About fifty years later a number of distinguished scholars of the past generation, Max Müller, Albrecht Weber, and Theodor Benfey, compared the word Çabala with Greek Κέρβερος (rarely Κέρβελος), but, since then, this identification has been assailed in numerous quarters with some degree of heat, because it suffers from a slight phonetic difficulty. One need but remember the swift changes which the name of Apollo passes through in the mouths of the Greeks— Απόλλων, Απέλλων, Αππέλλων, Απείλων, Απλουν[19]—to realize that it is useless to demand strict phonetic conservation of mythic proper names. The nominative Çabalas, translated sound for sound into Greek, yields Κεβερος, Κεβελος; vice versa, Κέβρερος? translated sound for sound into Vedic Sanskrit yields Çalbalas, or perhaps, dialectically, Çabbalas. It is a sober view that considers it rather surprising that the two languages have not manipulated their respective versions of the word so as to increase still further the phonetic distance between them. Certainly the burden is now to prove that the identification is to be rejected, and, I think, that the soundest linguistic science will refuse ultimately to consider the phonetic discrepancy between the two words as a matter of serious import.

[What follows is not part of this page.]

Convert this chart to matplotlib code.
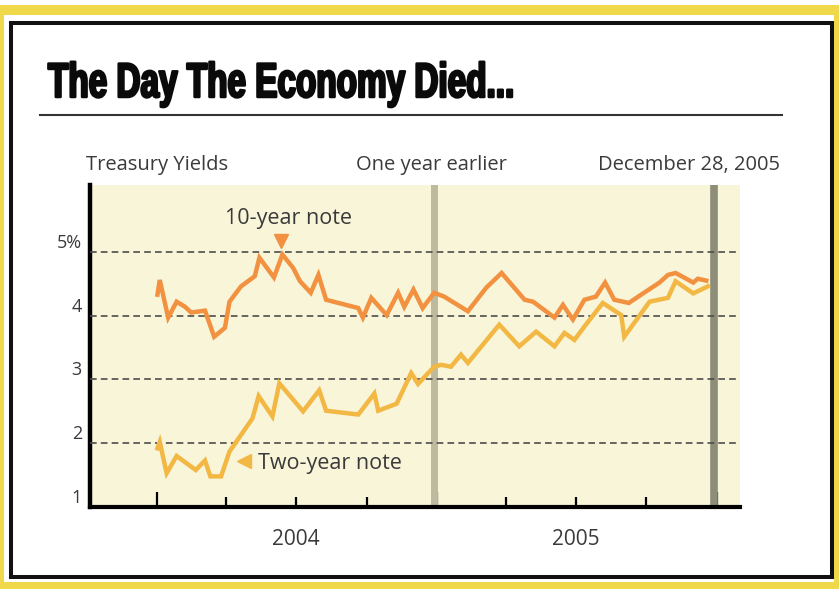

But whether the names Çabalas and Kerberos are identical or not, the myth itself is the thing. The explanation which we have coaxed step by step from the texts of the Veda imparts to the myth a definite character: it is no longer a dark and uncertain touch in the troubled visions of hell, but an uncommonly lucid treatment of an important cosmic phenomenon. Sun and moon course across the sky: beyond is the abode of light and the blessed. The coursers are at one moment regarded as barring the way to heaven; at another as outposts who may guide the soul to heaven. In yet another mood, as they constantly, day by day, look down upon the race of men, dying day by day, they are regarded as picking daily candidates for the final journey. In due time Yama and his heaven are degraded to a mere Pluto and hell; then the terrible character of the two dogs is all that can be left to them. And the two dogs blend into a unit variously, either a four-eyed Parsi dog, or a two-headed—finally a plural-headed—Kerberos.